Edit. From the comments below, there was a typo which has been fixed. Note that this answer only works if $k^2-k+1\leq n$. I will see if this can be improved, although from the remark below that there are cases with $k^2-k+1>n$ such that there is a counterexample.
Write $[n]:=\{1,2,3,\ldots,n\}$. Note that $|A|\leq \dfrac{n-1}{k}$. Presumably, $$B-B:=\{b-b'\,|\,b\text{ and }b'\text{ are in }B\}\,.$$
We shall determine elements $b_1<b_2<b_3<\ldots<b_k$ of $B\subseteq [n]$ inductively. First, set $b_1:=1$. Suppose that $l$ is a positive integer such that $l\leq k$ and $b_1,b_2,\ldots,b_{l-1}$ have been defined.
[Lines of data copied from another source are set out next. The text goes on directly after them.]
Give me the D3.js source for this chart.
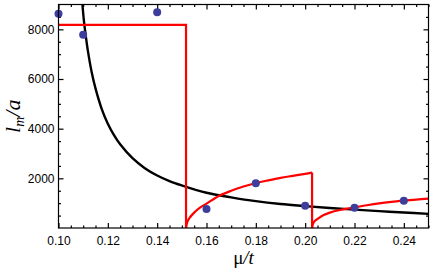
<!DOCTYPE html>
<html>
<head>
<meta charset="utf-8">
<script src="https://cdn.jsdelivr.net/npm/d3@7"></script>
<style>
	body { margin: 0; background: #fff; }
	svg { display: block; }
	.tick text { font-family: "Liberation Sans", Arial, sans-serif; font-size: 12px; fill: #000; }
	.tick line { stroke: #000; stroke-width: 1.2; }
	.label { font-family: "Liberation Serif", "Times New Roman", serif; fill: #000; }
</style>
</head>
<body>
<svg id="svg"></svg>
<script>
// values (mu/t, l_m/a)
const blackCurve = [
	[0.1097, 9000], [0.1103, 8350], [0.111, 7780], [0.112, 7080], [0.1135, 6250],
	[0.115, 5620], [0.1175, 4800], [0.12, 4200], [0.1225, 3740], [0.125, 3370],
	[0.13, 2810], [0.135, 2410], [0.14, 2115], [0.145, 1890], [0.15, 1715],
	[0.16, 1420], [0.17, 1235], [0.18, 1080], [0.19, 965], [0.20, 880],
	[0.21, 805], [0.22, 740], [0.23, 680], [0.24, 625], [0.25, 568]
];
const redStep = [[0.10, 8180], [0.1517, 8180], [0.1517, 0]];
const redArc1 = [
	[0.1517, 0], [0.1522, 240], [0.153, 390], [0.155, 620], [0.1575, 830],
	[0.16, 980], [0.165, 1290], [0.17, 1500], [0.175, 1670], [0.18, 1810],
	[0.185, 1920], [0.19, 2020], [0.195, 2100], [0.20, 2180], [0.2028, 2230]
];
const redDrop = [[0.2028, 2230], [0.2028, 0]];
const redArc2 = [
	[0.2028, 0], [0.2032, 180], [0.204, 290], [0.2055, 400], [0.2075, 520],
	[0.21, 620], [0.2141, 725], [0.22, 830], [0.225, 915], [0.23, 990],
	[0.235, 1050], [0.24, 1100], [0.245, 1145], [0.25, 1185]
];
const dots = [
	[0.10, 8625], [0.11, 7780], [0.14, 8690], [0.16, 770],
	[0.18, 1800], [0.20, 900], [0.22, 815], [0.24, 1095]
];
const xMajor = [0.10, 0.12, 0.14, 0.16, 0.18, 0.20, 0.22, 0.24];
const yMajor = [2000, 4000, 6000, 8000];

const margin = { top: 4.5, right: 7.5, bottom: 44, left: 58.5 };
const width = 436 - margin.left - margin.right;
const height = 272 - margin.top - margin.bottom;

const x = d3.scaleLinear().domain([0.10, 0.25]).range([0, width]);
const y = d3.scaleLinear().domain([0, 9000]).range([height, 0]);

const xMinor = d3.range(0.100, 0.2501, 0.005).filter(v => !xMajor.some(m => Math.abs(m - v) < 1e-6));
const yMinor = d3.range(500, 9000, 500).filter(v => v % 2000 !== 0);

const svg = d3.select('#svg').attr('width', 436).attr('height', 272);
const g = svg.append('g').attr('transform', `translate(${margin.left}, ${margin.top})`);

svg.append('defs').append('clipPath').attr('id', 'clip')
	.append('rect').attr('width', width).attr('height', height + 1).attr('y', -0.5);

// ticks point inward on all four sides
function addAxis(axis, tx, ty) {
	const a = g.append('g').attr('transform', `translate(${tx}, ${ty})`).call(axis);
	a.select('.domain').remove();
	return a;
}
addAxis(d3.axisBottom(x).tickValues(xMajor).tickFormat(d3.format('.2f')).tickSizeInner(-5).tickSizeOuter(0).tickPadding(8), 0, height);
addAxis(d3.axisBottom(x).tickValues(xMinor).tickFormat('').tickSizeInner(-2.5).tickSizeOuter(0), 0, height);
addAxis(d3.axisTop(x).tickValues(xMajor).tickFormat('').tickSizeInner(-5).tickSizeOuter(0), 0, 0);
addAxis(d3.axisTop(x).tickValues(xMinor).tickFormat('').tickSizeInner(-2.5).tickSizeOuter(0), 0, 0);
addAxis(d3.axisLeft(y).tickValues(yMajor).tickFormat(d3.format('d')).tickSizeInner(-5).tickSizeOuter(0).tickPadding(4), 0, 0);
addAxis(d3.axisLeft(y).tickValues(yMinor).tickFormat('').tickSizeInner(-2.5).tickSizeOuter(0), 0, 0);
addAxis(d3.axisRight(y).tickValues(yMajor).tickFormat('').tickSizeInner(-5).tickSizeOuter(0), width, 0);
addAxis(d3.axisRight(y).tickValues(yMinor).tickFormat('').tickSizeInner(-2.5).tickSizeOuter(0), width, 0);

const plot = g.append('g').attr('clip-path', 'url(#clip)');
const smooth = d3.line().x(d => x(d[0])).y(d => y(d[1])).curve(d3.curveCatmullRom);
const straight = d3.line().x(d => x(d[0])).y(d => y(d[1]));

plot.append('path').attr('d', smooth(blackCurve))
	.attr('fill', 'none').attr('stroke', '#000').attr('stroke-width', 2.4);

[redStep, redDrop].forEach(seg => plot.append('path').attr('d', straight(seg))
	.attr('fill', 'none').attr('stroke', '#ff0000').attr('stroke-width', 2.2));
[redArc1, redArc2].forEach(seg => plot.append('path').attr('d', smooth(seg))
	.attr('fill', 'none').attr('stroke', '#ff0000').attr('stroke-width', 2.2));

g.selectAll('circle.dot').data(dots).enter().append('circle')
	.attr('class', 'dot')
	.attr('cx', d => x(d[0])).attr('cy', d => y(d[1])).attr('r', 4)
	.attr('fill', '#3d3d9c');

// frame
g.append('rect').attr('width', width).attr('height', height)
	.attr('fill', 'none').attr('stroke', '#000').attr('stroke-width', 1.2);

// axis labels
const xl = svg.append('text').attr('class', 'label')
	.attr('x', margin.left + width / 2).attr('y', 264)
	.attr('text-anchor', 'middle').style('font-size', '19px');
xl.append('tspan').text('μ');
xl.append('tspan').style('font-style', 'italic').text('/t');

const yl = svg.append('text').attr('class', 'label')
	.attr('transform', `translate(20, ${margin.top + height / 2}) rotate(-90)`)
	.attr('text-anchor', 'middle').style('font-size', '22px').style('font-style', 'italic');
yl.append('tspan').text('l');
yl.append('tspan').attr('dy', 4).style('font-size', '14px').text('m');
yl.append('tspan').attr('dy', -4).text('/a');
</script>
</body>
</html>
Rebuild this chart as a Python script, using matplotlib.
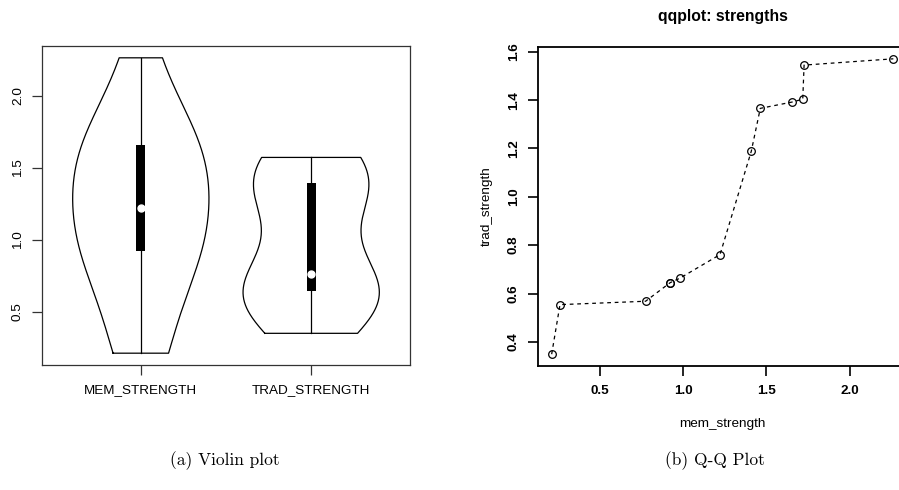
import numpy as np
import matplotlib
matplotlib.use("Agg")
import matplotlib.pyplot as plt

# ---- data (sorted values) ----
categories = ["MEM_STRENGTH", "TRAD_STRENGTH"]
mem_strength = [0.211, 0.261, 0.775, 0.923, 0.923, 0.980, 1.222, 1.410, 1.464, 1.654, 1.719, 1.727, 2.263]
trad_strength = [0.349, 0.554, 0.568, 0.645, 0.645, 0.663, 0.761, 1.189, 1.366, 1.392, 1.404, 1.545, 1.571]
violin_yticks = [0.5, 1.0, 1.5, 2.0]
qq_xticks = [0.5, 1.0, 1.5, 2.0]
qq_yticks = [0.4, 0.6, 0.8, 1.0, 1.2, 1.4, 1.6]

SANS = ["Liberation Sans", "DejaVu Sans"]
FS = 9.7
W, H = 899, 490
fig = plt.figure(figsize=(W / 100, H / 100), dpi=100)


def frac(x0, y0, x1, y1):
    return [x0 / W, 1 - y1 / H, (x1 - x0) / W, (y1 - y0) / H]


def kde(data, grid):
    d = np.asarray(data, float)
    n = len(d)
    h = d.std(ddof=1) * (4.0 / (3.0 * n)) ** 0.2
    z = (grid[:, None] - d[None, :]) / h
    return np.exp(-0.5 * z ** 2).sum(axis=1) / (n * h * np.sqrt(2 * np.pi))


def pad(lo, hi):
    r = hi - lo
    return lo - 0.04 * r, hi + 0.04 * r


# ---------------- (a) violin plot ----------------
ax1 = fig.add_axes(frac(42, 46, 410, 365))
for i, vals in enumerate([mem_strength, trad_strength]):
    pos = i + 1
    v = np.sort(np.asarray(vals, float))
    grid = np.linspace(v.min(), v.max(), 300)
    dens = kde(v, grid)
    half = dens / dens.max() * 0.4
    xs = np.concatenate([pos - half, (pos + half)[::-1], [pos - half[0]]])
    ys = np.concatenate([grid, grid[::-1], [grid[0]]])
    ax1.plot(xs, ys, color="black", lw=0.9)
    q1, med, q3 = np.percentile(v, [25, 50, 75])
    ax1.plot([pos, pos], [v.min(), v.max()], color="black", lw=0.9)
    ax1.add_patch(plt.Rectangle((pos - 0.026, q1), 0.052, q3 - q1,
                                facecolor="black", edgecolor="black", lw=0))
    ax1.plot([pos], [med], "o", ms=5, mfc="white", mec="white")

ax1.set_xlim(0.42, 2.58)
ax1.set_ylim(*pad(min(mem_strength), max(mem_strength)))
ax1.set_xticks([1, 2])
ax1.set_xticklabels(categories, fontsize=FS, family=SANS)
ax1.set_yticks(violin_yticks)
ax1.set_yticklabels([f"{t:.1f}" for t in violin_yticks], fontsize=FS,
                    family=SANS, rotation=90, va="center")
for s in ax1.spines.values():
    s.set_linewidth(0.9)
    s.set_color("#333333")
ax1.tick_params(length=7, width=0.9, color="#333333", pad=7)
ax1.tick_params(axis="y", pad=6)

# ---------------- (b) Q-Q plot ----------------
ax2 = fig.add_axes(frac(538, 47, 907, 366))
mx = np.sort(mem_strength)
my = np.sort(trad_strength)
ax2.plot(mx, my, ls=(0, (3, 3)), color="black", lw=0.9)
ax2.plot(mx, my, "o", ms=5.5, mfc="none", mec="black", mew=0.9)
ax2.set_xlim(*pad(mx.min(), mx.max()))
ax2.set_ylim(*pad(my.min(), my.max()))
ax2.set_xticks(qq_xticks)
ax2.set_xticklabels([f"{t:.1f}" for t in qq_xticks], fontsize=FS,
                    family=SANS, fontweight="bold")
ax2.set_yticks(qq_yticks)
ax2.set_yticklabels([f"{t:.1f}" for t in qq_yticks], fontsize=FS,
                    family=SANS, fontweight="bold", rotation=90, va="center")
for s in ax2.spines.values():
    s.set_linewidth(1.3)
    s.set_color("black")
ax2.tick_params(length=7, width=1.2, color="black", pad=7)
ax2.tick_params(axis="y", pad=6)
ax2.set_xlabel("mem_strength", fontsize=FS, family=SANS, labelpad=15)
ax2.set_ylabel("trad_strength", fontsize=FS, family=SANS, labelpad=11)
ax2.set_title("qqplot: strengths", fontsize=11.3, family=SANS,
              fontweight="bold", pad=19)

# ---------------- captions ----------------
fig.text(225 / W, 1 - 461 / H, "(a) Violin plot", ha="center", va="center",
         fontsize=12.5, family=["cmr10", "DejaVu Serif"])
fig.text(715 / W, 1 - 461 / H, "(b) Q-Q Plot", ha="center", va="center",
         fontsize=12.5, family=["cmr10", "DejaVu Serif"])

fig.savefig("out.png", dpi=100)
Consider $$T_{l-1}:=\{b_1,b_2,\ldots,b_{l-1}\}\cup\displaystyle\bigcup\limits_{r=1}^{l-1}\,\big(b_r+A\big)\,,$$ where $x+A:=\{x+a\,|\,a\in A\}$ for any $x\in \mathbb{Z}$. We note that $$\begin{align}|T_{l-1}|&\leq \big|\{b_1,b_2,\ldots,b_{l-1}\}\big|+\sum_{r=1}^{l-1}\,\big|b_r+A\big|=(l-1)+\sum_{r=1}^{l-1}\,|A|
\\&=(l-1)+(l-1)\,|A|\leq (l-1)+(l-1)\,\frac{n-1}{k}\\&=(l-1)\,\frac{n-1+k}{k}\leq n-1\,,\end{align}\tag{*}$$
because $$(n-1)(k-l+1)\geq n-1\geq k^2-k=(k-1)k\geq (l-1)k\,.$$
Hence, $[n]\setminus T_{l-1}$ is nonempty. Let $b_l$ be the least element of $T_{l-1}$. Because $T_1\subseteq T_2\subseteq \ldots \subset T_{l-1}$, we conclude that $$b_1<b_2<\ldots<b_{l-1}<b_l\,.$$
By induction, the set $B:=\{b_1,b_2,\ldots,b_k\}$ has the property that $|B|=k$ and $A\cap (B-B)=\emptyset$. The proof is now complete.
Example. Let $n:=7$, $k:=3$, and $A:=\{1,4\}$. Then, the procedure above produces
- $b_1=1$ with $T_1=\{1,2,5\}$;
- $b_2=3$ with $T_2=\{1,2,3,4,5,9\}$;
- $b_3=6$ with $T_3=\{1,2,3,4,5,6,7,9,10\}$.
Hence, $B=\{1,3,6\}$ satisfies the requirement. Note that
$$B-B=\{-5,-3,-2,0,2,3,5\}$$
is disjoint from $A=\{1,4\}$.
Remark. Let $k\geq 3$ be an integer. Suppose that $n=(k-1)^2$. Then $k^2-k+1>n$. Note that $\left\lfloor\dfrac{n-1}{k}\right\rfloor=k-2$, so we take $A:=[k-2]$. We shall prove that the set $B$ does not exist. Partition $[n]$ into $$X_i:=\big\{(i-1)(k-1)+1,(i-1)(k-1)+2,\ldots,i(k-1)\big\}$$ for $i=1,2,\ldots,k-1$. Observe that, if $B$ exists, then $B$ much contain at most one element from each of the sets $X_i$ for $i=1,2,\ldots,k-1$. This means $|B|\leq k-1$, which leads to a contradiction.
P.S. If $|A|\leq \dfrac{n}{k^2}$, then we only need $k\leq n$ (the condition $k^2-k+1\leq n$ is unnecessary). The inequality (*) can be improved and become
$$|T_{l-1}|\leq (l-1)+(l-1)\frac{n}{k^2}\,.$$
Since $$\begin{align}n\left(k^2-l+1\right)&\geq n(k^2-k+1)\geq k(k^2-k+1)\\&> k(k^2-k)=k^2(k-1)\geq k^2(l-1)\,,\end{align}$$
we conclude that $|T_{l-1}|<n$. By a similar argument, the set $B$ exists.